The following steps reproduce the steps I took to make a last resource tool... I took the photographs in reverse order, when dismantling the tool, after successfully using it.

Step 1: You'll Need...

You'll need the following tools and materials:

* Some tape. I used masking tape, but duct tape should do it.
* Sanding paper. I cut a 1"×2.5" (25×70mm) piece.
* A ?socket drive extender? I took it from a ratchet set. If you have a non-percusion electric drill, you could use their bits.
* A electric screwdriver. I used a cheap screwdriver with fixed speed (that's all I have). Maybe a drill could do it, but you should use it on the slower speed to avoid accidents.

Step 2: Cut the Sandbox Paper. Protect the Extender.

Start by cutting a piece of sanding paper and protecting the extender with some tape.
Then make a cone with sandbox paper.

Step 3: Fix the Sandbox Paper.

Attach the sandbox paper to the driver extender and fix it with some tape.

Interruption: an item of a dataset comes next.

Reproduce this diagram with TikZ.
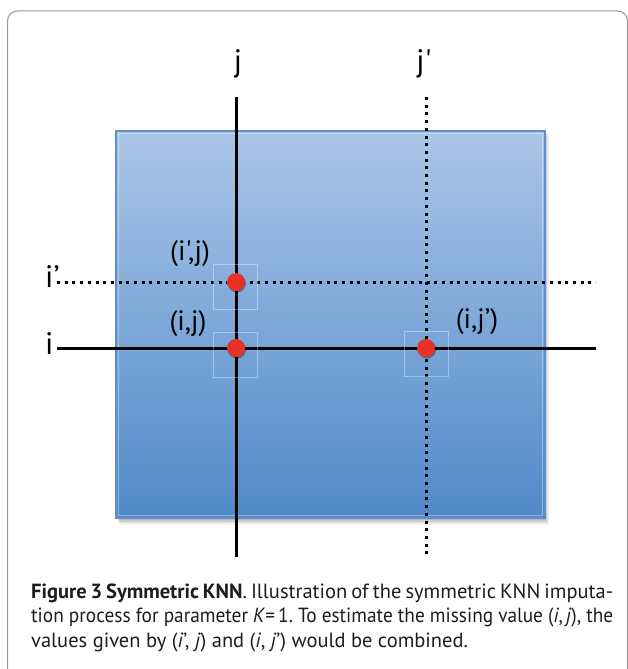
\documentclass[tikz,border=0pt]{standalone}
\usepackage{fontspec}
\setmainfont{PT Sans}
\newfontfamily\lblfont{PT Sans}[Ligatures=TeXOff]
\usetikzlibrary{shadows}
\frenchspacing
\definecolor{blueTop}{RGB}{170,198,232}
\definecolor{blueBot}{RGB}{80,137,200}
\definecolor{blueEdge}{RGB}{96,143,200}
\definecolor{ptred}{RGB}{232,50,40}
\definecolor{frameGray}{RGB}{150,150,150}
\definecolor{capText}{RGB}{30,28,28}
\tikzset{
  solidline/.style={line width=3pt, black},
  dotline/.style={line width=3pt, black, dash pattern=on 3pt off 4.7pt},
  ptdot/.style={circle, fill=ptred, minimum size=18pt, inner sep=0pt,
    drop shadow={shadow xshift=1pt, shadow yshift=-1.5pt, opacity=0.35, fill=black}},
  selbox/.style={draw=white, draw opacity=0.35, line width=0.8pt},
  axislabel/.style={font=\lblfont\fontsize{31}{31}\selectfont, inner sep=0pt},
  ptlabel/.style={font=\lblfont\fontsize{28}{28}\selectfont, inner sep=0pt},
  capline/.style={anchor=base west, inner sep=0pt, text=capText, font=\fontsize{20.5}{25}\selectfont}
}
\begin{document}
\begin{tikzpicture}[x=1pt,y=-1pt]
\useasboundingbox (0,0) rectangle (628,669);
\clip (0,0) rectangle (628,669);
% outer frame
\draw[frameGray, line width=1pt, rounded corners=10pt] (7.5,11) rectangle (627.5,700);
% shadow of the matrix
\foreach \o/\a in {6/0.05,4.5/0.07,3/0.09,1.5/0.1}{
  \fill[black, opacity=\a] (116+\o*0.6,131+\o*0.9) rectangle (545+\o*0.6,518+\o*1.2);
}
% matrix
\shade[top color=blueTop, bottom color=blueBot] (116,131) rectangle (545,518);
\draw[white, opacity=0.35, line width=0.8pt] (118.5,133.5) rectangle (542.5,515.5);
\draw[blueEdge, line width=1.5pt] (116,131) rectangle (545,518);
% line end points
\coordinate (jt) at (236,97);
\coordinate (jb) at (236,557);
\coordinate (jpt) at (426,97);
\coordinate (jpb) at (426,557);
\coordinate (il) at (57,348);
\coordinate (ir) at (596,348);
\coordinate (ipl) at (57,282);
\coordinate (ipr) at (596,282);
% lines
\draw[dotline] (jpt) -- (jpb);
\draw[dotline] (ipl) -- (ipr);
\draw[solidline] (jt) -- (jb);
\draw[solidline] (il) -- (ir);
% selection boxes
\draw[selbox] (213,264) rectangle (257,309);
\draw[selbox] (213,332) rectangle (257,377);
\draw[selbox] (404,331) rectangle (448,376);
% points
\node[ptdot] (pipj) at (236,282) {};
\node[ptdot] (pij) at (236,348) {};
\node[ptdot] (pijp) at (426,348) {};
% axis labels
\node[axislabel, anchor=base] (lj) at (238,71) {j};
\node[axislabel, anchor=base] (ljp) at (424,71) {j'};
\node[axislabel, anchor=base west] (lip) at (45,287) {i’};
\node[axislabel, anchor=base west] (li) at (45,354) {i};
% point labels
\node[ptlabel] (tipj) at (190,254) {(i',j)};
\node[ptlabel] (tij) at (188,324) {(i,j)};
\node[ptlabel] (tijp) at (477,322) {(i,j’)};
% caption
\node[capline] (cap1) at (31,598) {\makebox[582pt][s]{\textbf{Figure 3 Symmetric KNN}. Illustration of the symmetric KNN imputa-}};
\node[capline] (cap2) at (31,622) {\resizebox{582pt}{\height}{tion process for parameter \textit{K}=\,1. To estimate the missing value (\textit{i},\,\textit{j}), the}};
\node[capline] (cap3) at (31,647) {values given by (\textit{i}’, \textit{j}) and (\textit{i}, \textit{j}’) would be combined.};
\end{tikzpicture}
\end{document}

Step 4: Strengthen the Structure.

Strengthen the structure by adding more tape.

Step 5: Use It

Attach the extender to your electric screwdriver and start sanding.
Use the most caution and (if possible) low speed. Remember your "tool" is unstable and can do nasty things like jumping over the pieces (destroying them), jumping to your eyes or fingers, or even catching fire if it gets too hot due to friction.
Also, use protective mask and glasses, like you should with a real dremel-like tool. This thing produces small particles that could seriously damage your lungs.